Anais do 1º Colóquio Internacional de Texto e Discurso - CITeD - page 925

É essa a percepção que a leitura de
Ensaio sobre a Cegueira
promove: o fato de
que existem muitas maneiras de se ficar cego, pois “a experiência dos tempos não tem
feito outra coisa que dizer-nos que não há cegos, mas cegueiras” (Saramago 1995 p.
308).
A cegueira pode acorrer quando estamos “cegos de sentimentos” (Saramago
1995, p. 242) pela falta de compaixão, comportando-nos friamente diante das mazelas
humanas, como se pode constatar na seguinte passagem em que os soldados entregam
as caixas de comida aos cegos.
A vontade dos soldados era apontar as armas e fuzilar deliberamente,
friamente, aqueles imbecis que se moviam diante dos seus olhos como
caranguejos coxos, agitando as pinças trôpegas a procura da perna que lhes
faltava. Sabiam o que no quartel tinha sido dito essa manhã pelo comandante
do regimento, que o problema dos cegos só poderia ser resolvido pela
liquidação física de todos eles, os havidos e os por haver, sem contemplações
falsamente humanitárias, (Saramago 1995, p. 105).

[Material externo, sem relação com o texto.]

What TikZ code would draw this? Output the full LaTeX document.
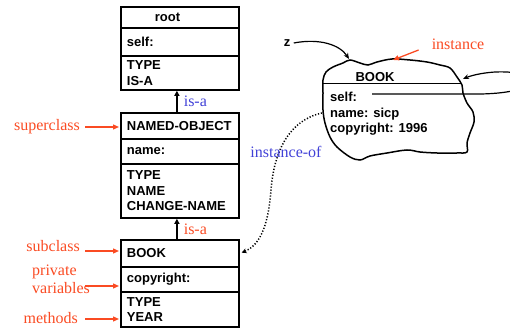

Outra forma de cegueira é aquela provocada pelo medo, pois “o medo cega,”
(Saramago 1995, p. 131), e agrava-se quando se aceita todas a imposições que vão
contra a dignidade humana. Além disso, a cegueira também pode ser “viver num mundo
onde se tenha acabado a esperança” (Saramago 1995, p. 204), entregando-se ao total
descompromisso com a vida e sem forças, seja pelo temor ou pela falta de perspectiva,
não reivindicar que os direitos humanos sejam respeitados.
No decorrer da narrativa, o leitor depara-se com inúmeras situações em que
ficam claras a antítese e a dualidade humanas. Tais ocorrências apontam para a total
perda de referências e desequilibrio típicos de um cenário caótico que se descreverá em
toda a trajetória dos personagens. Por sinal, os personagens não têm nome
,
posto que,
segundo o personagem cego escritor “os cegos não precisam de nome, eu sou esta voz
que tenho” (Saramago 1995, p. 275).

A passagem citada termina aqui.